━━━━━ Recorded data ━━━━━
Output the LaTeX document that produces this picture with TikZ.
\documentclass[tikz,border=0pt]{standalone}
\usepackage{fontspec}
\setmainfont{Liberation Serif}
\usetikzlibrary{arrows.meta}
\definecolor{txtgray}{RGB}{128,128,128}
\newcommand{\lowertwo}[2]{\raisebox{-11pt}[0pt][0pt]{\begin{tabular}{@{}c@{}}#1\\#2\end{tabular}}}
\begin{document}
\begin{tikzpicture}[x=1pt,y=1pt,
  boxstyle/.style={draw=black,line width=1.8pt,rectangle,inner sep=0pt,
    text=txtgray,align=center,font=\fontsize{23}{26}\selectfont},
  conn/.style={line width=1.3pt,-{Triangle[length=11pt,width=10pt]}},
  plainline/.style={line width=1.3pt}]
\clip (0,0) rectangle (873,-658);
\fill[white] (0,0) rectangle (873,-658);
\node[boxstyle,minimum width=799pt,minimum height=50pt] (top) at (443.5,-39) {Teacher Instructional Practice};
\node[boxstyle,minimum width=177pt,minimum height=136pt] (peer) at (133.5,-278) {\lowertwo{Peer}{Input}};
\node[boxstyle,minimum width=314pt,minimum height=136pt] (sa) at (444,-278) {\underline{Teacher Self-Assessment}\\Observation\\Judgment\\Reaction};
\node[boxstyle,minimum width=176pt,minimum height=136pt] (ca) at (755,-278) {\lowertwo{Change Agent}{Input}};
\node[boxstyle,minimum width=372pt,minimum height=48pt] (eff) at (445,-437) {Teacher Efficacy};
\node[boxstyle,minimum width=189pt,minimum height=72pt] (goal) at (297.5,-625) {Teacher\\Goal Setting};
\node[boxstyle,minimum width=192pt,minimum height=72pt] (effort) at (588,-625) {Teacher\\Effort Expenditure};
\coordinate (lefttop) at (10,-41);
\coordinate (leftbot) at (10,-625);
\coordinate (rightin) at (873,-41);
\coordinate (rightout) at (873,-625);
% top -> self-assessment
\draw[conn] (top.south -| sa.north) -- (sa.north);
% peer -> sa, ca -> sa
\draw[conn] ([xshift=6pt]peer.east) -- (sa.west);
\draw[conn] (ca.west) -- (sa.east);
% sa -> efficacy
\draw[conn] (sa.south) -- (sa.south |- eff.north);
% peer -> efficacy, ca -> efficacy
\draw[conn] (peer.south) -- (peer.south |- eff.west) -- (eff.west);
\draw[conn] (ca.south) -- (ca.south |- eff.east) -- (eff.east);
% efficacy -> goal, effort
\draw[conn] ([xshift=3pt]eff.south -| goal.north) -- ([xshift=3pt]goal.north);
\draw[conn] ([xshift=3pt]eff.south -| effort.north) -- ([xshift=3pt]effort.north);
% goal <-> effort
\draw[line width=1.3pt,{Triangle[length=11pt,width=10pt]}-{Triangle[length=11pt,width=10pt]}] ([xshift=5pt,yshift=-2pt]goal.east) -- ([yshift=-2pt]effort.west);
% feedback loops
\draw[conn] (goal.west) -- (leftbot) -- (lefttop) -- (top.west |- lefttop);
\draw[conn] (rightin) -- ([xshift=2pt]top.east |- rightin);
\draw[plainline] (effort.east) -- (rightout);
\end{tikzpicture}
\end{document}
━━━━━
▸ **Written request**: Go back to the listing above and please repeat it exactly.

▸ **Task response**:
Output the LaTeX document that produces this picture with TikZ.
\documentclass[tikz,border=0pt]{standalone}
\usepackage{fontspec}
\setmainfont{Liberation Serif}
\usetikzlibrary{arrows.meta}
\definecolor{txtgray}{RGB}{128,128,128}
\newcommand{\lowertwo}[2]{\raisebox{-11pt}[0pt][0pt]{\begin{tabular}{@{}c@{}}#1\\#2\end{tabular}}}
\begin{document}
\begin{tikzpicture}[x=1pt,y=1pt,
  boxstyle/.style={draw=black,line width=1.8pt,rectangle,inner sep=0pt,
    text=txtgray,align=center,font=\fontsize{23}{26}\selectfont},
  conn/.style={line width=1.3pt,-{Triangle[length=11pt,width=10pt]}},
  plainline/.style={line width=1.3pt}]
\clip (0,0) rectangle (873,-658);
\fill[white] (0,0) rectangle (873,-658);
\node[boxstyle,minimum width=799pt,minimum height=50pt] (top) at (443.5,-39) {Teacher Instructional Practice};
\node[boxstyle,minimum width=177pt,minimum height=136pt] (peer) at (133.5,-278) {\lowertwo{Peer}{Input}};
\node[boxstyle,minimum width=314pt,minimum height=136pt] (sa) at (444,-278) {\underline{Teacher Self-Assessment}\\Observation\\Judgment\\Reaction};
\node[boxstyle,minimum width=176pt,minimum height=136pt] (ca) at (755,-278) {\lowertwo{Change Agent}{Input}};
\node[boxstyle,minimum width=372pt,minimum height=48pt] (eff) at (445,-437) {Teacher Efficacy};
\node[boxstyle,minimum width=189pt,minimum height=72pt] (goal) at (297.5,-625) {Teacher\\Goal Setting};
\node[boxstyle,minimum width=192pt,minimum height=72pt] (effort) at (588,-625) {Teacher\\Effort Expenditure};
\coordinate (lefttop) at (10,-41);
\coordinate (leftbot) at (10,-625);
\coordinate (rightin) at (873,-41);
\coordinate (rightout) at (873,-625);
% top -> self-assessment
\draw[conn] (top.south -| sa.north) -- (sa.north);
% peer -> sa, ca -> sa
\draw[conn] ([xshift=6pt]peer.east) -- (sa.west);
\draw[conn] (ca.west) -- (sa.east);
% sa -> efficacy
\draw[conn] (sa.south) -- (sa.south |- eff.north);
% peer -> efficacy, ca -> efficacy
\draw[conn] (peer.south) -- (peer.south |- eff.west) -- (eff.west);
\draw[conn] (ca.south) -- (ca.south |- eff.east) -- (eff.east);
% efficacy -> goal, effort
\draw[conn] ([xshift=3pt]eff.south -| goal.north) -- ([xshift=3pt]goal.north);
\draw[conn] ([xshift=3pt]eff.south -| effort.north) -- ([xshift=3pt]effort.north);
% goal <-> effort
\draw[line width=1.3pt,{Triangle[length=11pt,width=10pt]}-{Triangle[length=11pt,width=10pt]}] ([xshift=5pt,yshift=-2pt]goal.east) -- ([yshift=-2pt]effort.west);
% feedback loops
\draw[conn] (goal.west) -- (leftbot) -- (lefttop) -- (top.west |- lefttop);
\draw[conn] (rightin) -- ([xshift=2pt]top.east |- rightin);
\draw[plainline] (effort.east) -- (rightout);
\end{tikzpicture}
\end{document}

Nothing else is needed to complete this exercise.